The US Congress broke out its smoke and mirrors kit again last week, with the House passing an “emergency” spending bill to “prevent a government shutdown,” and the Senate expected to follow this week. Once that’s done, the kit’s tools will remain in action through Election Day as both major parties tout their diligent work to prevent “sequestration” — a package of mandatory “cuts” to the federal budget scheduled to kick in if politicians can’t come to an agreement otherwise by January 2nd.
This perennial kabuki is interesting not so much for the acting — let’s face it, most American politicians phone their performances in these days — as for the props. The US government’s budget process is a prime example of what Wendy McElroy refers to as the “democratization of reality.”
“‘Facts,'” writes McElroy (“The War on Words and Facts,” Laissez Faire Books, September 15), “are manufactured by those who control information and, then, they are broadcast widely to unquestioning people who believe them because the ‘facts’ spew from authorities or the media.”
Let’s look at some of the “facts” involved in the US government’s budget jiggery-pokery.
The current “emergency spending bill” nonsense is just that — nonsense. No “government shutdown” is at stake. In Washington, a “government shutdown” means that certain “non-essential government services” are temporarily stopped. The government employees who get laid off for a day or a week in order to heighten audience suspension of disbelief get paid for that time off when they return (as they inevitably shall). And if a “government service” is not, in fact, “essential,” then why is government providing that “service” in the first place, and how does the prospect that it might cease to do so become an “emergency?”

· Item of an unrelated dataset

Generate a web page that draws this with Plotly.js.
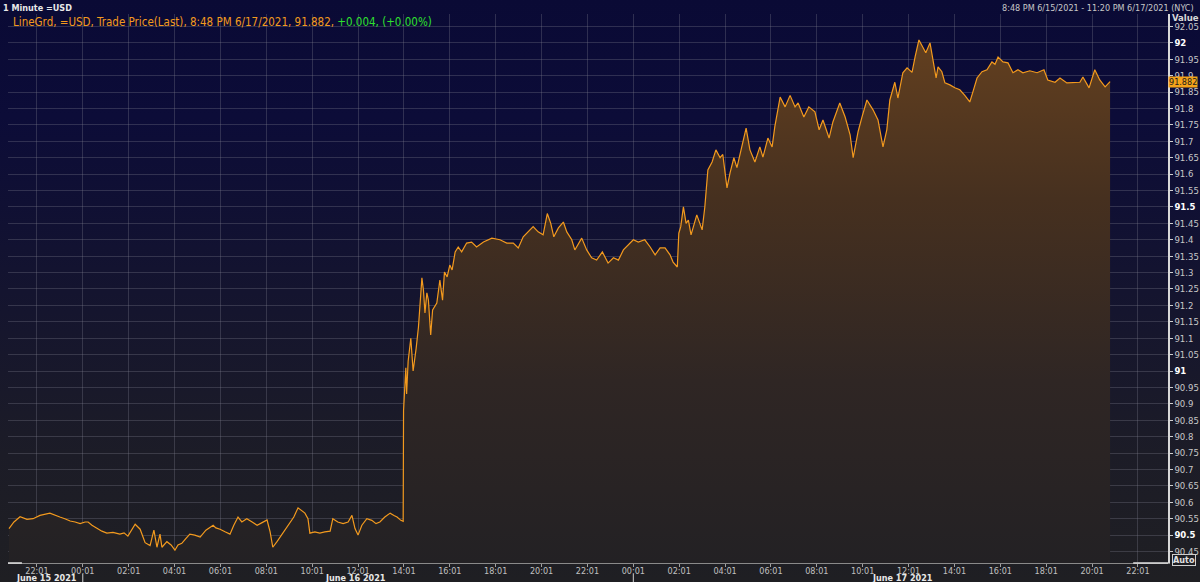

As far as “sequestration” is concerned, the “cuts” it implies are, for the most part, not really “cuts” at all, let alone cuts of “draconian” scale, or cuts that will “hollow out” Leviathan, as the nation’s politician-actors assure us.
Take, for example, the prospective “sequestration” “cuts” to the US Department of Defense. As the Federal Times‘s John T. Bennett notes (“Sequestration might be manageable, experts say,” September 18), “The Bipartisan Policy Center estimates that even if the sequestration cuts stick, the annual Pentagon budget would dip below $500 billion [to approximately 2006 levels] for just one year, return to current levels by 2017 and approach $600 billion by 2020.”
And if “sequestration” doesn’t happen? The debate over the US “defense” budget is between the Obama administration’s proposal to grow “defense” spending by 10% between 2013 and 2018 (that’s the “draconian cuts — hollowing out the military!” end of the spectrum) and Republicans’ insistence on 18% growth over the same period.
To top that steaming pile of legerdemain off, it’s likely that the aforementioned “defense” spending won’t include the costs of already ongoing, or prospective, US foreign military adventures. Those have generally been funded — at least during the post-9/11 “war on terror” period — through “emergency supplemental” bills that don’t appear in budget forecasts.
It really is just theater, folks. I can’t think of a single sitting federal politician who actually proposes to cut the size or cost of the federal government.
US Representative and GOP vice-presidential nominee Paul Ryan’s vaunted “austerity” proposal doesn’t even theoretically balance the budget for decades and grows government over that whole period, hoping for tax revenues to eventually catch up from the “stimulus” of top rate cuts.
Even the alleged “fringe gadflies” who talk a good line on the subject (yes, I’m referring to Ron Paul) are just giving lip service to “fiscal conservatism” packing budget bills with pork for their districts before casting symbolic “no” votes that they know won’t have any effect.
There is no “reform” path that gets us from “big government” to “small government.” Like sharks, states never stop growing. The only way to get to “smaller government” is for the existing state to die. And the only way to keep “smaller government” is to prevent that dead state’s replacement by another state.